> Could this be solved by software instead of expensive hardware? Yes. Imagine a...

LorenPechtel · on April 3, 2024

But do you need AI? How about this for a screw-in-hole machine:

Assuming the hole is in the Z plane: Camera in the X plane, observes the screw against a high contrast background. Camera in the Y plane, observes the screw against a high contrast background. The motors need not know their exact position, just be of controllable speed. As the screw gets close to alignment the speed on the motor is stepped down, it stops when it's aligned. When both cameras report that it's in position a motor in the Z plane pushes the screw towards the hole, stopping when a plunger next to the screw reports the correct depth.

If you have to be concerned with the Z axis alignment you make the X and Y backgrounds striped, the alignment of the screw is measured compared to those stripes and it's rotated accordingly.

This is how a human would handle it--we do not have anything like the motor precision to get the screw in the hole directly, but we can use our eyes to refine it without *needing* the motor precision. Reliably identifying the screw from the background is hard but this approach doesn't require *identifying* anything. You're just mapping the bounding box of the object of a very different color.

If you have a large movement field and a high precision requirement you might need two cameras, the second with a much narrower field of view.

ActorNightly · on April 3, 2024

Id consider it more a fundamental problem - lack of a way to introduce new data to a model without repeating training runs and waiting for the error to converge. Humans seem to have an understanding of things from a one-shot learning run (this is perhaps due to our vast experience with the world and ability to run simulations in our head, but a subset of that should be possible for ML quite easily)

If you solve this problem, teaching a robot arm to be accurate should be pretty easy. You would just have stereoscopic cameras that map to a 3d world, and "program" in a trajectory of the object, and the model should use that trajectory to figure out where to move and how to compensate based on visual feedback.

tomp · on April 3, 2024

No, I'm telling you, you're assuming way too much. The problems are lower-level

> stereoscopic cameras that map to a 3d world

The current state of the art for this is completely atrocious.

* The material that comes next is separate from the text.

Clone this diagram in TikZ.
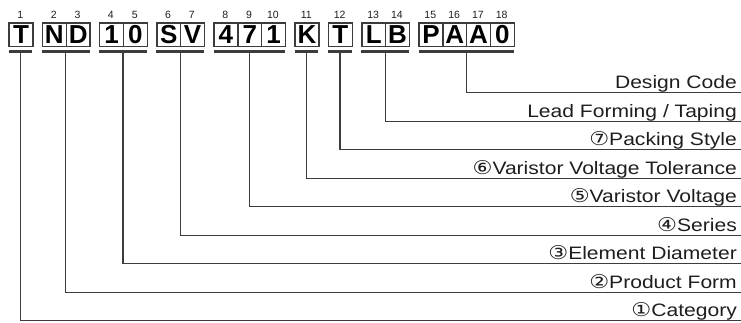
\documentclass[tikz,border=0pt]{standalone}
\usepackage{fontspec}
\setmainfont{Liberation Sans}
\newfontfamily\circfont{DejaVu Sans}
\definecolor{ink}{HTML}{1E1E1E}
\definecolor{rule}{HTML}{3C3C3C}
\tikzset{
  cellbox/.style={draw=rule, line width=1.3pt, minimum width=23.8pt, minimum height=23.4pt,
    inner sep=0pt, anchor=north west, text=black, font=\fontsize{26}{26}\selectfont\bfseries},
  numlbl/.style={anchor=base, inner sep=0pt, text=ink, font=\fontsize{10.5}{10.5}\selectfont},
  grpbar/.style={fill=rule, draw=none, minimum height=2.4pt, inner sep=0pt, anchor=north west},
  conn/.style={draw=rule, line width=1.3pt},
  desc/.style={anchor=base east, inner sep=0pt, text=ink, font=\fontsize{18}{18}\selectfont},
}
\newcommand{\cnum}[1]{{\circfont\fontsize{19}{19}\selectfont #1}}
\newcommand{\wide}[1]{\scalebox{1.17}[1]{#1}}
\begin{document}
\begin{tikzpicture}[x=1pt,y=-1pt]
\useasboundingbox (0,0) rectangle (741,322);
% cells
\foreach \k/\xx/\ch in {1/8.4/T,2/41.8/N,3/65.6/D,4/99.0/1,5/122.8/0,6/156.2/S,7/180.0/V,
  8/213.4/4,9/237.2/7,10/261.0/1,11/294.4/K,12/327.8/T,13/361.2/L,14/385.0/B,
  15/418.4/P,16/442.2/A,17/466.0/A,18/489.8/0}{
  \node[cellbox] (c\k) at (\xx,22.3) {\ch};
  \node[numlbl] (n\k) at (\xx+11.9,18.5) {\k};
}
% group bars
\foreach \g/\xx/\ww in {1/8.4/23.8,2/41.8/47.6,3/99.0/47.6,4/156.2/47.6,5/213.4/71.4,
  6/294.4/23.8,7/327.8/23.8,8/361.2/47.6,9/418.4/95.2}{
  \node[grpbar, minimum width=\ww pt] (b\g) at (\xx,50.0) {};
}
% line end coordinates
\foreach \g/\yy in {9/92.7,8/121.2,7/149.7,6/178.2,5/206.7,4/235.2,3/263.7,2/292.2,1/320.7}{
  \coordinate (e\g) at (741,\yy);
}
% descriptions
\node[desc] (d9) at (737,88.7) {\wide{Design Code}};
\node[desc] (d8) at (737,117.2) {\wide{Lead Forming / Taping}};
\node[desc] (d7) at (737,145.7) {\wide{\cnum{⑦}Packing Style}};
\node[desc] (d6) at (737,174.2) {\wide{\cnum{⑥}Varistor Voltage Tolerance}};
\node[desc] (d5) at (737,202.7) {\wide{\cnum{⑤}Varistor Voltage}};
\node[desc] (d4) at (737,231.2) {\wide{\cnum{④}Series}};
\node[desc] (d3) at (737,259.7) {\wide{\cnum{③}Element Diameter}};
\node[desc] (d2) at (737,288.2) {\wide{\cnum{②}Product Form}};
\node[desc] (d1) at (737,316.7) {\wide{\cnum{①}Category}};
% connectors
\foreach \g in {1,...,9}{
  \draw[conn] (b\g.south) |- (e\g);
}
\end{tikzpicture}
\end{document}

Take a look at this very recent research: https://makezur.github.io/SuperPrimitive/

The idea that robots can "understand" the 3D world from vision is, right now, completely illusory.

ActorNightly · on April 3, 2024

I basically agree, I dont think you understood my comment.

If you look at transformers in llm, you have a input matrix, some math in the middle (all linear), and an output matrix. If you take a single value of the output matrix, and write the algebraic expression for it, you will get something that looks like a linear layer transformation on the input.

So a transformer is simply a more efficient simplification of n connected layers, and thus is faster to train. But its not applicable to all things.

For the following examples, lets say you hypothetically had cheap power with good infrastructure to deliver it, and A100s that cost a dollar each, and same budget as OpenAI.

First, you could train GPT models as just a shitload of fully connected, massively wide deep layers.

Secondly, you could also do 3d mapping quite easily with fully connected deep layers.

First you would train a Observer model to take an image from 2 cameras and reconstruct a virtual 3d scene with an autoencoder/decoder. Probably through generating photorealistic images with raytracing.

Then you would train a Predictor model to predict the physics in that 3d scene given a set of historical frames. Since compute is so cheap, you just have rng initialization of initial conditions with velocities and accelerations, and just run training until the huge model converges.

Then you would train a Controller model to move a robotic arm, with input being the start and final orientation, and output being the motion.

Then hook them all together. For every cycle in the robot controller, Controller sends commands to move along a path, robot moves, Observer computes the 3d scene, history of scenes is fed to Predictor that generates future position, which gets some error, and controller adjusts accordingly.

My point is, until we reach that point with power and hardware, there have to be these simplification discoveries like the transformer made along the way. One of which is how to one shot or few shot adjust parameters for a set of new data. If we can do that, we can basically fine tune shitty models on specific data quite fast to make it behave well in a very limited data set.